Thanks for the suggs. 99-SEL. 

Is the Jensen CDH-1000 a good buy? Anyone have one or exper. w/one?

thanks again for the help...


----------



## sr20dem0n (Mar 19, 2003)

Jensen is never a good buy


----------



## Bsentra14 (May 6, 2004)

Give me a good buy for something <$150 that is subtle...


----------



## sr20dem0n (Mar 19, 2003)

Look at Panasonic, Clarion, Alpine, Eclipse and Pioneer

I can't really give any suggestions since I've never looked for heads that cheap, but these are the only real respectable headunit manufacturers out there (ignoring Denon, Nak, etc)


----------



## Bsentra14 (May 6, 2004)

Cool - thanks SR - checking out some sites now....


----------



## nmone84 (May 12, 2004)

Bsentra14 said:


> Cool - thanks SR - checking out some sites now....

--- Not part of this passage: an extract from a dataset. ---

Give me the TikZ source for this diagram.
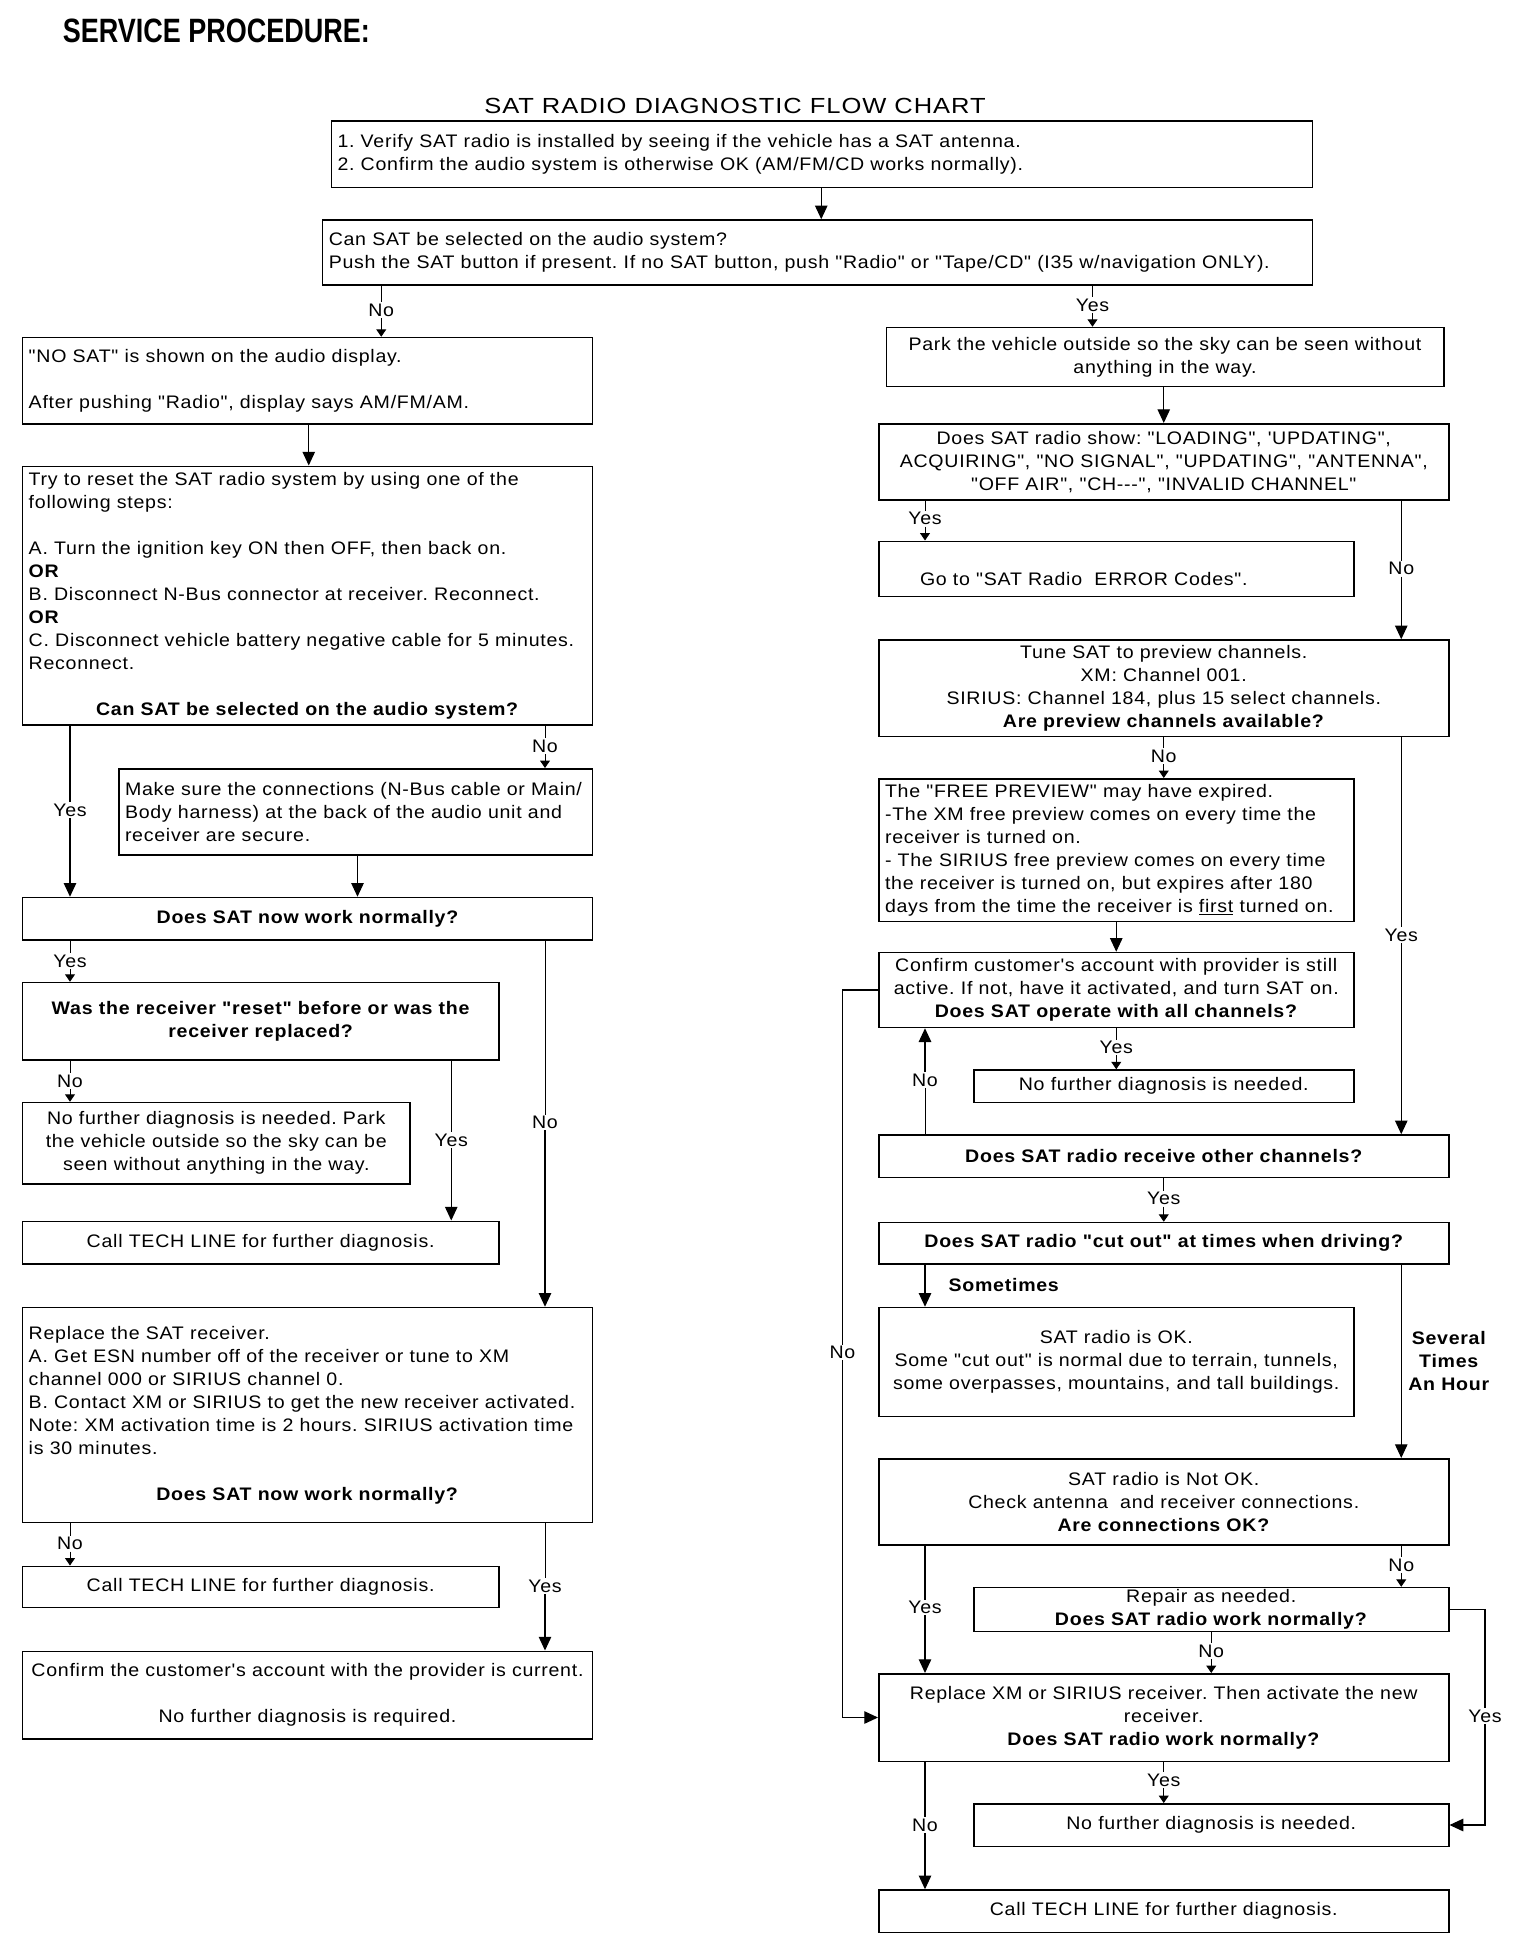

If youre on a tight budget try ebay...but, of course, be careful and pay attention to the sellers feedback. I'm sure you can find what youre looking for within your price range...and something more than you expect as well. If you dont mind used stuff, that is (even though you can find some new/refurb).


----------



## Bsentra14 (May 6, 2004)

thanks nmone84 - got your reply from the other thread too...if I want the car to last any longer, I'm gonna have to take over the reins...either that or... :dumbass:


----------